In previous work on breast cancer, for which risk is often reduced in women who had a birth, we found a deficiency of fetal origin Mc.
VK Gadi, MD, PhD is carrying this work further to decipher mechanisms of protection in order to develop breast cancer preventative strategies.
Mc also has implications for infectious disease transmission and prevention. We previously studied Mc in selected infectious diseases, notably HIV and malaria.
Whitney Harrington, MD, PhD is continuing work on Mc in malaria.
In earlier work we studied Mc in pregnancy complications such as miscarriage and preeclampsia.
Hilary Gammill, MD is continuing work that investigates Mc in pregnancy complications.

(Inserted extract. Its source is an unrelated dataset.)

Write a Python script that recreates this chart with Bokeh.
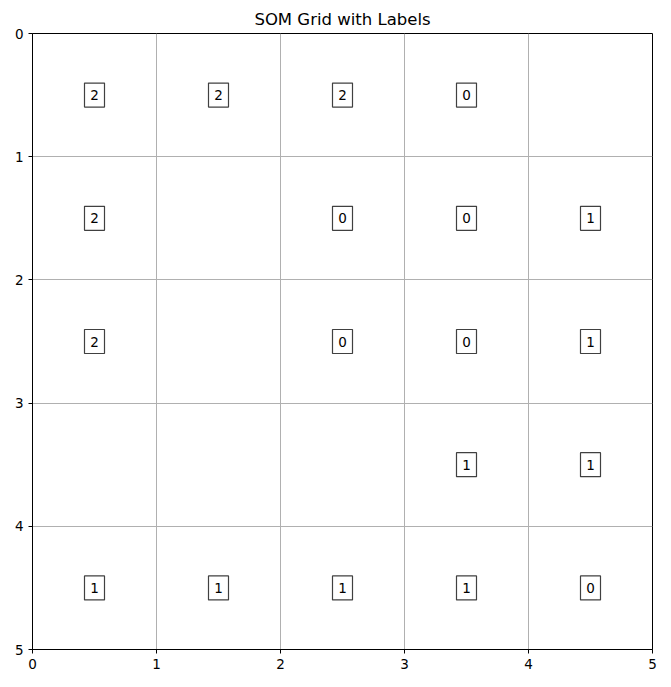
from bokeh.plotting import figure
from bokeh.models import Range1d, FixedTicker, ColumnDataSource
from bokeh.embed import file_html
from bokeh.resources import INLINE
from bokeh.core.properties import value

# Data: cell centers and their labels
xs = [0.5, 1.5, 2.5, 3.5,
      0.5, 2.5, 3.5, 4.5,
      0.5, 2.5, 3.5, 4.5,
      3.5, 4.5,
      0.5, 1.5, 2.5, 3.5, 4.5]
ys = [0.5, 0.5, 0.5, 0.5,
      1.5, 1.5, 1.5, 1.5,
      2.5, 2.5, 2.5, 2.5,
      3.5, 3.5,
      4.5, 4.5, 4.5, 4.5, 4.5]
labels = ["2", "2", "2", "0",
          "2", "0", "0", "1",
          "2", "0", "0", "1",
          "1", "1",
          "1", "1", "1", "1", "0"]
ticks = [0, 1, 2, 3, 4, 5]

src = ColumnDataSource(dict(x=xs, y=ys, t=labels))

p = figure(width=671, height=687, output_backend="svg", toolbar_location=None,
           x_range=Range1d(0, 5), y_range=Range1d(5, 0),
           min_border_left=32, min_border_right=19, min_border_top=33, min_border_bottom=38)

p.title.text = "SOM Grid with Labels"
p.title.align = "center"
p.title.text_font = "DejaVu Sans"
p.title.text_font_size = "16.5px"
p.title.text_font_style = "normal"
p.title.text_color = "black"

p.outline_line_color = "black"
p.outline_line_width = 1
p.outline_line_alpha = 1

for ax in (p.xaxis[0], p.yaxis[0]):
    ax.ticker = FixedTicker(ticks=ticks)
    ax.minor_tick_line_color = None
    ax.major_tick_out = 4
    ax.major_tick_in = 0
    ax.axis_line_color = "black"
    ax.major_tick_line_color = "black"
    ax.major_label_text_font = "DejaVu Sans"
    ax.major_label_text_font_size = "13.5px"
    ax.major_label_text_color = "black"

p.xgrid.ticker = FixedTicker(ticks=ticks)
p.ygrid.ticker = FixedTicker(ticks=ticks)
p.grid.grid_line_color = "#b0b0b0"
p.grid.grid_line_alpha = 1
p.grid.grid_line_width = 1

p.rect(x="x", y="y", width=20, height=24, width_units="screen", height_units="screen",
       source=src, fill_color="white", line_color="#404040", line_width=1.2)
p.text(x="x", y="y", text="t", source=src, text_align="center", text_baseline="middle",
       text_font=value("DejaVu Sans"), text_font_size="13.5px", text_color="black")

open("out.html", "w").write(file_html(p, INLINE))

In prior work we studied neonatal lupus and type 1 diabetes. In addition to circulating blood cells we found that Mc includes specialized body cells in tissue; Mc of maternal origin was present as cardiac muscle cells in neonatal lupus and as insulin-producing cells in the pancreas in type 1 diabetes.
These observations raise questions whether loss of tolerance to maternal cells could result in “autoimmune” disease, or alternatively, whether these cells are sometimes educational, or reparative for diseased tissues.
Anne Stevens, MD, PhD continues to work on Mc in pediatric lupus.